I am having trouble with two of my servers that stopped being able to communicate (in a weird way).
Servers are both Microsoft Hyper-V Server 2012 (the ones without GUI).
Name: HVS1
Ip Address: 10.0.0.11
Hosts a VM called servidor
Name: HVS2
Ip Address: 10.0.0.12
Hosts a VM called WMS-1
Each was replicating VM's from the other, this was working fine until about a month ago.
My tests for this question here ALL have these characteristics:
both Firewalls are disabled (with
netsh advfirewall set allprofiles state off
) so I know that these are not firewall issues.I'm always pinging by IP address (although I have
hosts
entries for their names in each server, so it's not a DNS issue)I'm always pinging in both directions, so either both work or neither works. I don't have any cases of pings working only one way.
All hosts are configured to respond to Ping.
Everything is IP v4
Things I've tried:
I can't ping between 10.0.0.11 and 10.0.0.12. This is the basic thing I'm trying to solve, as I expect if I can get this connectivity working, the rest of my problems will go away.
I can ping from their VM's to the host and back. So,
servidor
can ping HVS1.I tried a different hardware switch and it doesn't make any difference.
The higher level services also don't work: Hyper-V manager can't connect between the two hosts, gives an RPC error (RPC Service is running).
RDP into HVS1 works, as long as it's not coming from HVS2, but it is very slow, with very frequent 10 second lags. I don't notice anything else slow in the server.
Ping from my laptop to HVS2 works fine.
Ping from my laptop to HVS1 gives 77% loss. Lots of packets timeout. This explains the RDP lags. Faulty NIC or cable on HVS1, I hear you think? But...
Ping from my laptop to
servidor
works perfectly. Note that this is a VM on the HVS1 host, so it's going through the same NIC and cable as above... So???Ping from HVS2 to HVS1 is 100% loss. The same in the opposite direction.
Ping from
servidor
towms-1
works fine. So VM's from one host to the other can ping, but hosts can't.
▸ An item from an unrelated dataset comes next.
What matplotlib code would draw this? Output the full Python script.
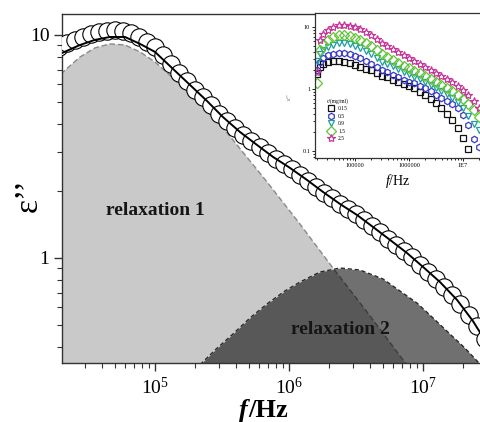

So, can someone please explain to me how a connectivity can work across the same physical connection, perfectly in some cases, imperfectly in others, and not at all in others?
And any suggestions for what I can try next? Thanks!
UPDATE - Some extra details requested in comments:
C:\>netsh int tcp show global Querying active state...
TCP Global Parameters
----------------------------------------------
Receive-Side Scaling State : enabled
Chimney Offload State : disabled
NetDMA State : disabled
Direct Cache Access (DCA) : disabled
Receive Window Auto-Tuning Level : normal
Add-On Congestion Control Provider : none
ECN Capability : enabled
RFC 1323 Timestamps : disabled
Initial RTO : 3000
Receive Segment Coalescing State : enabled
Looking at my adapters I find something I wasn't expecting - for some reason there seems to be a new name for the adapter there, Ethernet 4
. I don't remember this numbering, it sounds like something got re-done by Windows itself and a new number was given.
PS C:\> Get-NetAdapter
Name InterfaceDescription ifIndex Status
---- -------------------- ------- ------
Ethernet 4 Realtek PCI GBE Family Controller 21 Up
vEthernet (External) Hyper-V Virtual Ethernet Adapter #2 23 Up
It's likely that the changing to this "new" adapter caused the different behaviour in terms of LSO:
PS C:\> Get-NetAdapterLso
Name Version V1IPv4Enabled IPv4Enabled IPv6Enabled
---- ------- ------------- ----------- -----------
Ethernet 4 LSO Version 1 True False False
vEthernet (External) LSO Version 2 False True True
Driver information:
PS C:\> Get-NetAdapter -Physical | fl
Name : Ethernet 4
InterfaceDescription : Realtek PCI GBE Family Controller
InterfaceIndex : 21
MacAddress : 00-14-D1-1D-57-11
MediaType : 802.3
PhysicalMediaType : 802.3
InterfaceOperationalStatus : Up
AdminStatus : Up
LinkSpeed(Gbps) : 1
MediaConnectionState : Connected
ConnectorPresent : True
DriverInformation : Driver Date 2011-10-20 Version 8.1.1020.2011 NDIS 6.30
I tried disabling Lso completely for both adapters, but the problem seems to persist :-(
UPDATE 2: I noticed I had a spare NIC, exactly the same as the one already there, and tried swapping it. Problem persists. I am suspecting the Hyper-V network stack is somehow corrupted...